---- Data supplied

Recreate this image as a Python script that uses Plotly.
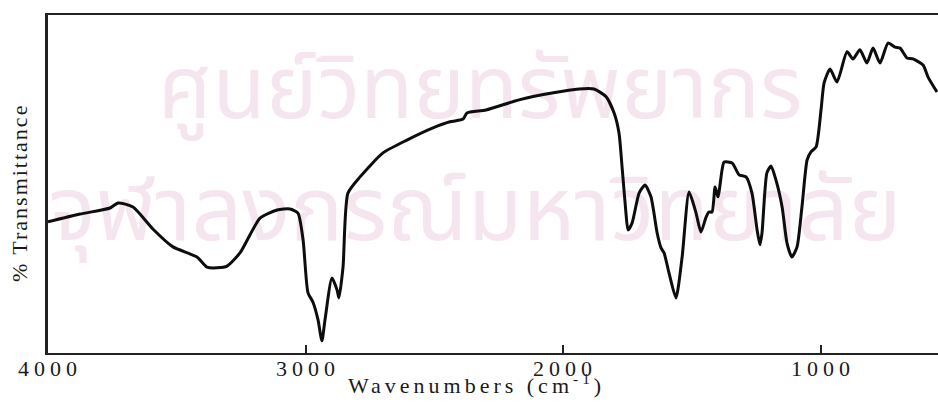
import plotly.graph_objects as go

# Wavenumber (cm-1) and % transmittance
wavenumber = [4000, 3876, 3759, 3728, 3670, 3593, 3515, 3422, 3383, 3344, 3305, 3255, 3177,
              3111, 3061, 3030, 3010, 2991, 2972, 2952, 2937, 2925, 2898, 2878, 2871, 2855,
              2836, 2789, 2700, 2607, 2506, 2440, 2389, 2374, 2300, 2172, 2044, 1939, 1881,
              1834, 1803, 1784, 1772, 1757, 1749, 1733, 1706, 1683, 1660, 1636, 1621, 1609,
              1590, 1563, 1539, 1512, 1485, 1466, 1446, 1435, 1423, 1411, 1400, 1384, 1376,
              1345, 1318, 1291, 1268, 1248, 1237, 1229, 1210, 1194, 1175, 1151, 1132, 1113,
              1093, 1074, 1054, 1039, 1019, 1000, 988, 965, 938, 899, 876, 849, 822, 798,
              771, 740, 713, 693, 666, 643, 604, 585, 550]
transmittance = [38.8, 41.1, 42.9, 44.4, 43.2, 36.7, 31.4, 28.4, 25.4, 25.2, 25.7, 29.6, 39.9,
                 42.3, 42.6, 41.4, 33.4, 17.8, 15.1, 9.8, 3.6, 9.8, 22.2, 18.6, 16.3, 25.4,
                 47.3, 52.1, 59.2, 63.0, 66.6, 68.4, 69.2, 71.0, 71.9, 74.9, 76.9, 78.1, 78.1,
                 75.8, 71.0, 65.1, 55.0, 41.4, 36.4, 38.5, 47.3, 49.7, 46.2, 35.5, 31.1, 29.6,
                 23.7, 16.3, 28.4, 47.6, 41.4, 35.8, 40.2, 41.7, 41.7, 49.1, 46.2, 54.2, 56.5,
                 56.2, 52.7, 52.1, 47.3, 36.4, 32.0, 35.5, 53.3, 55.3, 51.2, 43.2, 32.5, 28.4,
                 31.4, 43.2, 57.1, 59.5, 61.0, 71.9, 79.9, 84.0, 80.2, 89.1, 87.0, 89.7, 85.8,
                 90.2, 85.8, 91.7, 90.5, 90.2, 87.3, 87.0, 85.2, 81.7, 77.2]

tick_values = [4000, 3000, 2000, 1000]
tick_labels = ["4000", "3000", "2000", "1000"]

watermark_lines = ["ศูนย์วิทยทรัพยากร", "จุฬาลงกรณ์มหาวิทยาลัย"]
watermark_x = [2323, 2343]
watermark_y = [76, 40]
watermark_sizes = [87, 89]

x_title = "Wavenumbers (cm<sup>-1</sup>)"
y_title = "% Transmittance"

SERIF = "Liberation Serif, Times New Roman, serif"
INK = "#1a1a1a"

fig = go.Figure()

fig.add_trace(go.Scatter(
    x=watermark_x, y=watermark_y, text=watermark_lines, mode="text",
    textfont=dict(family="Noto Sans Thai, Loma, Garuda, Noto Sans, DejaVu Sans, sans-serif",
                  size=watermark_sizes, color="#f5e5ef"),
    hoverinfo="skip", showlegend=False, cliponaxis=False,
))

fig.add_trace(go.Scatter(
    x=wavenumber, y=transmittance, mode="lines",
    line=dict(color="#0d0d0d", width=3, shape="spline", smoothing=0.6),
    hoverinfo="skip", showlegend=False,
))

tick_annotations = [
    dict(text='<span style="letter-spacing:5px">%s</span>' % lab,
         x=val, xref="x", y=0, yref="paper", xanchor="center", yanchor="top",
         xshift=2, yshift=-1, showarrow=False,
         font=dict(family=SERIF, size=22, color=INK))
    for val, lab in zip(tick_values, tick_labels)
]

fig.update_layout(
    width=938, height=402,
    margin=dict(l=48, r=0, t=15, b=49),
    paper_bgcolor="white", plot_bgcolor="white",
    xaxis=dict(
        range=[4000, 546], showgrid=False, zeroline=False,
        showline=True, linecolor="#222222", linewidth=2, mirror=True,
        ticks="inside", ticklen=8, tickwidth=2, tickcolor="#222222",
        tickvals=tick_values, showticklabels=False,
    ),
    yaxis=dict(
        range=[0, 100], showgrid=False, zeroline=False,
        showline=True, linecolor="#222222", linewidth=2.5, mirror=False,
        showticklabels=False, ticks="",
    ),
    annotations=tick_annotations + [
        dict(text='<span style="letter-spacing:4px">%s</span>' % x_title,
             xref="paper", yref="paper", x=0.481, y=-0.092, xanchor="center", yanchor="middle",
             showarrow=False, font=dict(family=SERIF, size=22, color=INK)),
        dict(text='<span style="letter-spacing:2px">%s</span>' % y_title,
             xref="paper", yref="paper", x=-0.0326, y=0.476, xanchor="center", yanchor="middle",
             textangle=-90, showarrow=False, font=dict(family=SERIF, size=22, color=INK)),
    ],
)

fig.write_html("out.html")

--------
---- Data supplied

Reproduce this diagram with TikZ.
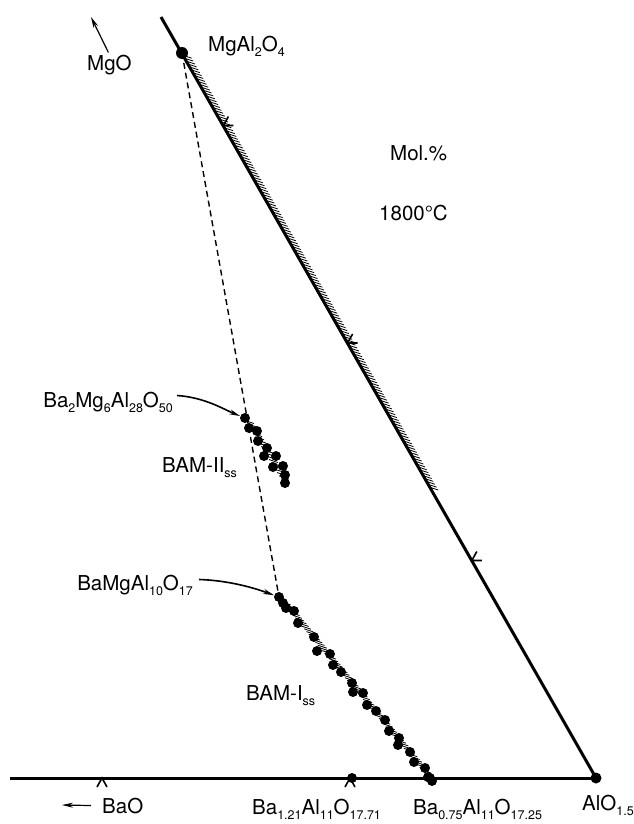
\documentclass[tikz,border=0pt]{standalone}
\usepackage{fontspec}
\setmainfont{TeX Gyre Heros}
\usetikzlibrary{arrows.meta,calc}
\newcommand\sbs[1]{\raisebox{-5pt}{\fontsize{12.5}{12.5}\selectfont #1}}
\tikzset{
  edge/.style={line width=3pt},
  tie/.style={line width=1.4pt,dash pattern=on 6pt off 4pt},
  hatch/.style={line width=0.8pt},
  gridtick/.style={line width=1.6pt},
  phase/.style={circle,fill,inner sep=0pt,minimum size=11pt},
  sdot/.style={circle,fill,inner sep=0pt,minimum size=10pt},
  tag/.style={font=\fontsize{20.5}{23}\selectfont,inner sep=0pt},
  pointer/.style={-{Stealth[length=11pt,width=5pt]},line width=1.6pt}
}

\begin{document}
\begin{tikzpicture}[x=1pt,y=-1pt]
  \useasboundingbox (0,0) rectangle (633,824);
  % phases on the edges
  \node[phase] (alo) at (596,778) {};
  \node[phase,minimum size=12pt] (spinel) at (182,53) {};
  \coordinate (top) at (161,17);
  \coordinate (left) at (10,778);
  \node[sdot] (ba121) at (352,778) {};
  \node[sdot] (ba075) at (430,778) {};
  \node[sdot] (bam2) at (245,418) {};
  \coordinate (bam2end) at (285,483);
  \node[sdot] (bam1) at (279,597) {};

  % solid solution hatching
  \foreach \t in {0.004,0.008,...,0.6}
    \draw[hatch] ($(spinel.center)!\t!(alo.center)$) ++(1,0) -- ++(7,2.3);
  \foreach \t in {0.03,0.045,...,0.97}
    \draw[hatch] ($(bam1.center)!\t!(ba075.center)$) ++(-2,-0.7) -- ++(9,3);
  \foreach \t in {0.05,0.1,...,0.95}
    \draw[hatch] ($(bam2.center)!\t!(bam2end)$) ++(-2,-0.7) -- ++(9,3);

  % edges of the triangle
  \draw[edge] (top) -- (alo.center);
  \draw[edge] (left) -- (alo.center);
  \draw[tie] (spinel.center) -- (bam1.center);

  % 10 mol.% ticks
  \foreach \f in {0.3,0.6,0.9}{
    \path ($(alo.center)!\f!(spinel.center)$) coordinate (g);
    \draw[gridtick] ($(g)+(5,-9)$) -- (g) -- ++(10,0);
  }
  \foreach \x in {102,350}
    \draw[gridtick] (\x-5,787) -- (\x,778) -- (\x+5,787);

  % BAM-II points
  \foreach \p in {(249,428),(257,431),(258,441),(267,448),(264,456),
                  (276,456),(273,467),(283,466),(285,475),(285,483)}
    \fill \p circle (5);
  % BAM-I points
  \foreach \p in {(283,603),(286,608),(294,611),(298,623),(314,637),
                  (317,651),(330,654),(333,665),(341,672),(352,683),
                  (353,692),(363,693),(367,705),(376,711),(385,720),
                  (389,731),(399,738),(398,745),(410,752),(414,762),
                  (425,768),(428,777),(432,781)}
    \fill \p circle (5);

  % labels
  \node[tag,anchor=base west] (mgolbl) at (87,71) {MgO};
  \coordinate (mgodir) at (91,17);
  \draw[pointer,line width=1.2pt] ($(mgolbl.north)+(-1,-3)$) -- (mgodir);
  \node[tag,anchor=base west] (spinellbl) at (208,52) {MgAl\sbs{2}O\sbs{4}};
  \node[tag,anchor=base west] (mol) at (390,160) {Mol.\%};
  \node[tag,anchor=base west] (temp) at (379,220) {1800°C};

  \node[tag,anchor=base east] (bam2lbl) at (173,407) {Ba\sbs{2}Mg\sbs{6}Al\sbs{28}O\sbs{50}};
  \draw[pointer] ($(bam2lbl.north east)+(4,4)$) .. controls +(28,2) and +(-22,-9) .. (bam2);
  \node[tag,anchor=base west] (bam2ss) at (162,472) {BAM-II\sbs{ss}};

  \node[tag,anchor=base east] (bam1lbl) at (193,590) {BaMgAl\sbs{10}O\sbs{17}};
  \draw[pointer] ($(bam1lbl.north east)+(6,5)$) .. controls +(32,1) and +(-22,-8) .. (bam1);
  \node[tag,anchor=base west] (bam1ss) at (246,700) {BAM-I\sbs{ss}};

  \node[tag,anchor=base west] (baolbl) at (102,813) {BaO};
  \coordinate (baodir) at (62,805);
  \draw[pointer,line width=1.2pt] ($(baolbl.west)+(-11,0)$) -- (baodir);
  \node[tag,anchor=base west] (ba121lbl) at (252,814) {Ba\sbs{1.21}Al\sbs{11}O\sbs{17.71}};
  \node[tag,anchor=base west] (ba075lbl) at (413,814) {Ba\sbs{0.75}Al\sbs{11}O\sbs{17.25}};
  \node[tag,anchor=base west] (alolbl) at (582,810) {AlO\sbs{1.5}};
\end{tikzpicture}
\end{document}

--------
---- Data supplied

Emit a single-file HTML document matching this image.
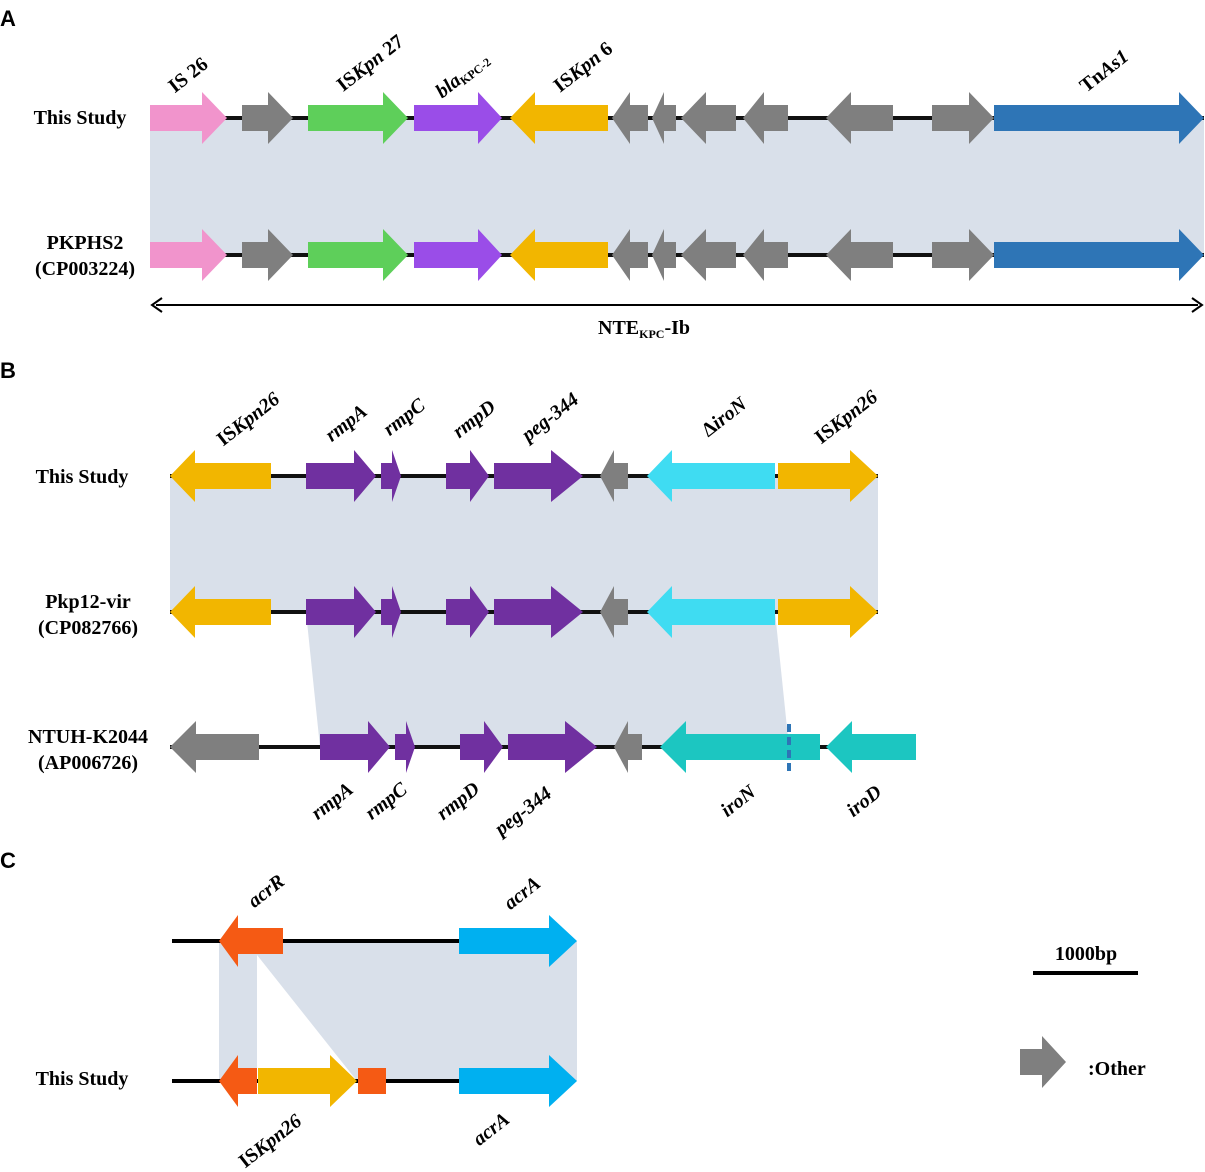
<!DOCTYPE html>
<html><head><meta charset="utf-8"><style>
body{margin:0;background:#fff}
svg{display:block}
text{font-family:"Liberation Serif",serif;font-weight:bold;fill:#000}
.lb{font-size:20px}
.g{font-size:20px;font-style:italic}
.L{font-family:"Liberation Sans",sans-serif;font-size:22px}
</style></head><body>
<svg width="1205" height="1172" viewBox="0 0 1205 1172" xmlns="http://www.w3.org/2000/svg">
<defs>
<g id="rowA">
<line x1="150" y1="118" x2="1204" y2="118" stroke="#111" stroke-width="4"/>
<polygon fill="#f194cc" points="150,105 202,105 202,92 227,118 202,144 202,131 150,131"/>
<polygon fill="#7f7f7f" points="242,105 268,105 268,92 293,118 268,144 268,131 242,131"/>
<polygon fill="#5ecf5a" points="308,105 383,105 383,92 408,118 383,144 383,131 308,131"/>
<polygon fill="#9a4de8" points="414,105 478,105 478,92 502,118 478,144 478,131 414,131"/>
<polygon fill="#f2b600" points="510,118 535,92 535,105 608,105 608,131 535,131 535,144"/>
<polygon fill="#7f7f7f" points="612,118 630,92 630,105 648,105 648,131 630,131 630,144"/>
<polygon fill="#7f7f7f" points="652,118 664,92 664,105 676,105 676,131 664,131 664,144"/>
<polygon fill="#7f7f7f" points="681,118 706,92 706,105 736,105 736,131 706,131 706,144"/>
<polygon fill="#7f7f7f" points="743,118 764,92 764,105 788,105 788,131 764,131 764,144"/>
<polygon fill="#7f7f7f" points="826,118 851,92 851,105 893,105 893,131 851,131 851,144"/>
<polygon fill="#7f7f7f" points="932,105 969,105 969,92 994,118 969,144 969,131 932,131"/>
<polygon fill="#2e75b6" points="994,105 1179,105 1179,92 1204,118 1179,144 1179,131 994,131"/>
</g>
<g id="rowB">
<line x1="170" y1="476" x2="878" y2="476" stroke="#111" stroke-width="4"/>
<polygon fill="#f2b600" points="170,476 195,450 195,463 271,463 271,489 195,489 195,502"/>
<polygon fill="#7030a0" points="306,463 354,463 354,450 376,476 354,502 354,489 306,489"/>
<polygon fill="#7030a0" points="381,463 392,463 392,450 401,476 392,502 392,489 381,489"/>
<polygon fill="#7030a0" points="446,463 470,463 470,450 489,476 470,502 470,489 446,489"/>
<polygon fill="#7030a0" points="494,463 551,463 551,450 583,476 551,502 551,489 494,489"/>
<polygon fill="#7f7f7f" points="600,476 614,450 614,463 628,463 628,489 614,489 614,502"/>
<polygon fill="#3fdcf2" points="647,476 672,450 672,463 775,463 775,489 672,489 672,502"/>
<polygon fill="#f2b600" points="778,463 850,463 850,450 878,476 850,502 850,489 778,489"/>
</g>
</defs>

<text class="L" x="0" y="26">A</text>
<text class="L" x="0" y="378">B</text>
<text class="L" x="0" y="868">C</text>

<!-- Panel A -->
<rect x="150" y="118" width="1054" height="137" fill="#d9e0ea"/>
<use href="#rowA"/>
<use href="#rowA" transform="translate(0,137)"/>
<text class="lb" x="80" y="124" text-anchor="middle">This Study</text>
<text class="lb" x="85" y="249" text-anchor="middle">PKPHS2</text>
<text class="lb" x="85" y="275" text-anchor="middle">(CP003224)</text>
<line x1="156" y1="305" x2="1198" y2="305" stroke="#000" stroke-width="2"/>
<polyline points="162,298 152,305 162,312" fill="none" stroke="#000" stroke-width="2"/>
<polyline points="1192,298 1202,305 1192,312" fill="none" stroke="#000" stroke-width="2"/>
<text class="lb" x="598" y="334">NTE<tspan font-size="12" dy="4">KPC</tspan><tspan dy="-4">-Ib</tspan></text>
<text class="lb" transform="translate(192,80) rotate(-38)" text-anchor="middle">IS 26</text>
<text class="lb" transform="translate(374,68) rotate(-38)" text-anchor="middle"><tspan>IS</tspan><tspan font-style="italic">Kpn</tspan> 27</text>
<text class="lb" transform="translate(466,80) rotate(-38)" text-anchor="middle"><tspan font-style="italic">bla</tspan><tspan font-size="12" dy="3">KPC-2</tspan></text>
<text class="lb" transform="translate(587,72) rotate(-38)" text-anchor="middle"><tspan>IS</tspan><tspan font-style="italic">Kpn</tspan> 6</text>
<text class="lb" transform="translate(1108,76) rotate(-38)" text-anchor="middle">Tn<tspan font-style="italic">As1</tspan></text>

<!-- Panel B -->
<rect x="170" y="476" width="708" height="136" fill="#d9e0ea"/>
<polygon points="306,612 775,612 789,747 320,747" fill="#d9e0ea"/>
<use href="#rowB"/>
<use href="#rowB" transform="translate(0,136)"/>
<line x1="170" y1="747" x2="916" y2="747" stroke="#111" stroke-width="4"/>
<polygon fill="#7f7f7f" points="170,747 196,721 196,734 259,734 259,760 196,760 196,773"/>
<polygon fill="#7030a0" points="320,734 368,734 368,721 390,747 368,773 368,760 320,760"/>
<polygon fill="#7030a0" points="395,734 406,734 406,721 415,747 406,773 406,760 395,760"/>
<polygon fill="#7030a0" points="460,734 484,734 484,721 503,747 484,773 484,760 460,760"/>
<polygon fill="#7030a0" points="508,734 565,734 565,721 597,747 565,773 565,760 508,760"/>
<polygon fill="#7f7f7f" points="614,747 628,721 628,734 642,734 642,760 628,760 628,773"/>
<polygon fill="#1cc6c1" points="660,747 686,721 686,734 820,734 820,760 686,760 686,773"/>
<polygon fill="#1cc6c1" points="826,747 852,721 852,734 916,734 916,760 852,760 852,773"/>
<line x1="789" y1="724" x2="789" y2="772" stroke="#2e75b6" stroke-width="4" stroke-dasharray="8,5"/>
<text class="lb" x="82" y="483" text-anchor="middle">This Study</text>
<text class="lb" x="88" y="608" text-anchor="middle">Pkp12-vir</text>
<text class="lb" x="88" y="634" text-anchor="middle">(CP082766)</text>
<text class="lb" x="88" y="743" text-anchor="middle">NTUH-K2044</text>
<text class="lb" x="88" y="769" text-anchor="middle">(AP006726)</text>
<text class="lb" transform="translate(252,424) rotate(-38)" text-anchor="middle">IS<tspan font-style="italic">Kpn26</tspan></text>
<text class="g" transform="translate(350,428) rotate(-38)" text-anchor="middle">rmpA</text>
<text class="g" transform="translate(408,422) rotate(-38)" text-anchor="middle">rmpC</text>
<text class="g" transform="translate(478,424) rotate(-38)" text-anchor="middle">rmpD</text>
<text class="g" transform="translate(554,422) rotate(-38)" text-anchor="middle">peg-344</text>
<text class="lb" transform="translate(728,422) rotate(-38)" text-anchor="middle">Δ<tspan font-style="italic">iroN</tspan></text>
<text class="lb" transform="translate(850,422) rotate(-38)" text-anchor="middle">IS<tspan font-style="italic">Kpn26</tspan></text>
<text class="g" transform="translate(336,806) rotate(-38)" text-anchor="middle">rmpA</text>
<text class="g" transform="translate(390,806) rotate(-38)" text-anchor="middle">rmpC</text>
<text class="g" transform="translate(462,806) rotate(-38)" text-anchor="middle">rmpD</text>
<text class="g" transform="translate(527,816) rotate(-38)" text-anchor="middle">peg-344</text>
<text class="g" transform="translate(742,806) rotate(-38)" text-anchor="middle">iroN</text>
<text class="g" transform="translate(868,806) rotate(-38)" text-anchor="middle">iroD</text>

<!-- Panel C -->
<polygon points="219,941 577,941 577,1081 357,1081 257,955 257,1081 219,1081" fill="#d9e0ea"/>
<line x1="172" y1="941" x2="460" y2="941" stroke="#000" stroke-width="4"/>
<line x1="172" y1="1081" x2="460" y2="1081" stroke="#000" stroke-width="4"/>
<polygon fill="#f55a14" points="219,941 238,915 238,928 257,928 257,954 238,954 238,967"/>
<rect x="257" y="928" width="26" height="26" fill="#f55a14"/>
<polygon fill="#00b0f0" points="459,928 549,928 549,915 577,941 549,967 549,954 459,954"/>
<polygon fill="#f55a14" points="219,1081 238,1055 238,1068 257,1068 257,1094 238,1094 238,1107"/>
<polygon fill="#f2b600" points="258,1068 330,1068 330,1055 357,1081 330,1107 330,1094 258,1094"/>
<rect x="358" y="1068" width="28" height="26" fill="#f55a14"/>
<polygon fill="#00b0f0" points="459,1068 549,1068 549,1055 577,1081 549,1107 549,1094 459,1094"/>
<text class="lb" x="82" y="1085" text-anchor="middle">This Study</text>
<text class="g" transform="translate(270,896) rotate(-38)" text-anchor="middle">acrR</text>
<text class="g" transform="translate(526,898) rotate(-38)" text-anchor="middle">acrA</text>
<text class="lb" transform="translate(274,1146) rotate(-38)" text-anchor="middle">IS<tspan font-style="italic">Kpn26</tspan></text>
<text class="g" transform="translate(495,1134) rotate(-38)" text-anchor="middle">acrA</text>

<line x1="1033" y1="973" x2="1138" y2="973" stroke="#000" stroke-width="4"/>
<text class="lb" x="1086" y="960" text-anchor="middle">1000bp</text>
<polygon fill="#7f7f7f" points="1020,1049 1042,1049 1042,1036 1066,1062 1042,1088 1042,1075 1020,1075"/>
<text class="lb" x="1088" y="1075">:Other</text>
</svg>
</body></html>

--------

Using the entries above, reproduce word for word only the lines from the one that contains "Recreate this image" to the one that contains "import plotly.graph_objects as go", both ends included, and drop every picture.

Result of the task —
Recreate this image as a Python script that uses Plotly.
import plotly.graph_objects as go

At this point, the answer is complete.